«Comunque vada l’appello, l’esigenza di fare luce (anche fuori delle aule giudiziarie) su molti anni di gestione universitaria è sempre viva»

Documenti prodotti in 1° grado

Mario Ascheri. In bocca al lupo al prof. Giovanni Grasso, condannato in primo grado per diffamazione per un attacco del 2013 al rettore Riccaboni. Grasso è stato il primo blogger senese, conducendo esemplari battaglie per la libertà di opinione e la trasparenza, non solo all’Università, in anni di buio pesto per l’informazione quando più sarebbe stata necessaria libera e approfondita. Spero vivamente che in appello abbia modo di difendere la propria posizione, come pare non essergli stato possibile in questo primo grado di giudizio.
Comunque vada il processo su questo episodio specifico, l’esigenza di fare luce (anche fuori delle aule giudiziarie) su molti anni di gestione universitaria è sempre viva.
È interesse della città, prima ancora che dell’Università e delle singole persone coinvolte. Ma mi sembra che siamo molto indietro, come su tante altre questioni cittadine.

3 Risposte

  1. Caro Professor Grasso, vorrei esprimerle il mio dispiacere per l’esito del processo e la speranza che quello di secondo grado possa essere a Lei favorevole.
    Ora il professor Riccaboni, dopo aver così bene operato nell’Università di Siena, avrà la possibilità di mettere in mostra le sue indubbie qualità manageriali nel governo del Monte. Finalmente, grazie alla sua riconosciuta indipendenza dal Sistema Siena – l’elemento magmatico che ha “liofilizzato” pure l’Università – la Città riavrà una banca pulita, efficiente e rispettosa dell’etica.

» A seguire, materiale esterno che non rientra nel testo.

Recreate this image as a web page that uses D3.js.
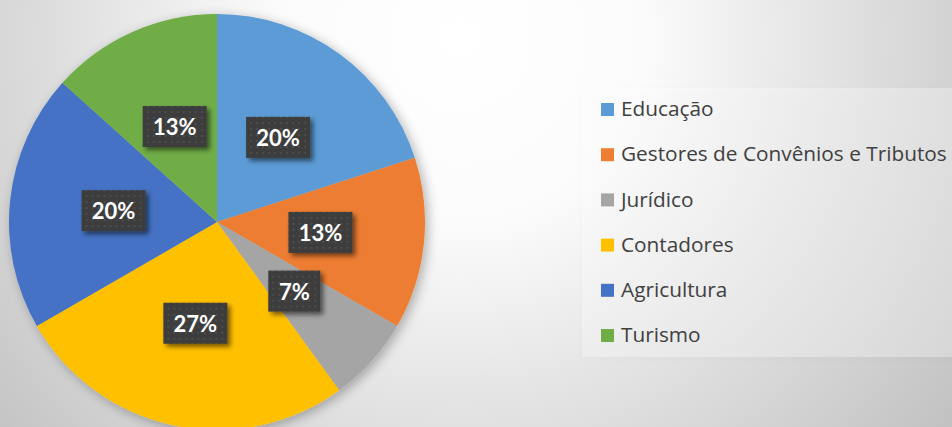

    Coraggio Professore, tenga duro e continui ad esserci d’esempio come uomo libero e coraggioso.

  2. C’è sicuramente l’esigenza di fare luce sul passato, ma ancor più pressante è l’esigenza di “fare luce” sul futuro. I dati parlano chiaro: i docenti di ruolo oggi sono poco più di 600, dunque perdita di 400 docenti su 1000 a casaccio e smantellamento di intere aree scientifiche solamente a causa dell’anagrafe: anzi, chi meno mangiò al tempo delle abbuffate, quello risulta adesso più penalizzato. Anche chi dice che il numero è quello “giusto” per un piccolo ateneo, dovrebbe spiegare “giusto” per cosa, giacché si tratta semplicemente di quelli che non sono andati in pensione, senza dunque particolari affinità, che non siano quelle anagrafiche. Chi, sovente per puro caso, è sopravvissuto al terremoto, ha maturato una insana idea di predestinazione e di onnipotenza, ritenendosi talvolta autorizzato a calpestare la dignità altrui.

    E poi ci si dovrebbe chiedere se nella cornice della politica universitaria oramai consolidatasi, a prescindere dal colore dei governi (prossimo ministro: Superciuk, l’eroe dei fumetti che rubava ai poveri per donare ai ricchi), un “piccolo ateneo” povero ha una qualche possibilità di sopravvivenza, insistendo in un territorio dove nel raggio di cinquanta chilometri vi sono altri due grandi atenei ricchi. Dopo la débacle della perdita del 40% dei docenti, il reclutamento è ripreso a scartamento ridotto (non al livello di oltre il 50% come nei grandi atenei finanziariamente “virtuosi”, a causa del gravame dei debiti che ancora pesano su Siena). E poi in quali settori? Ci sono le emergenze, e poi c’è semplicemente la legge del più forte e la lotta per la vita, come Tarzan nella giungla.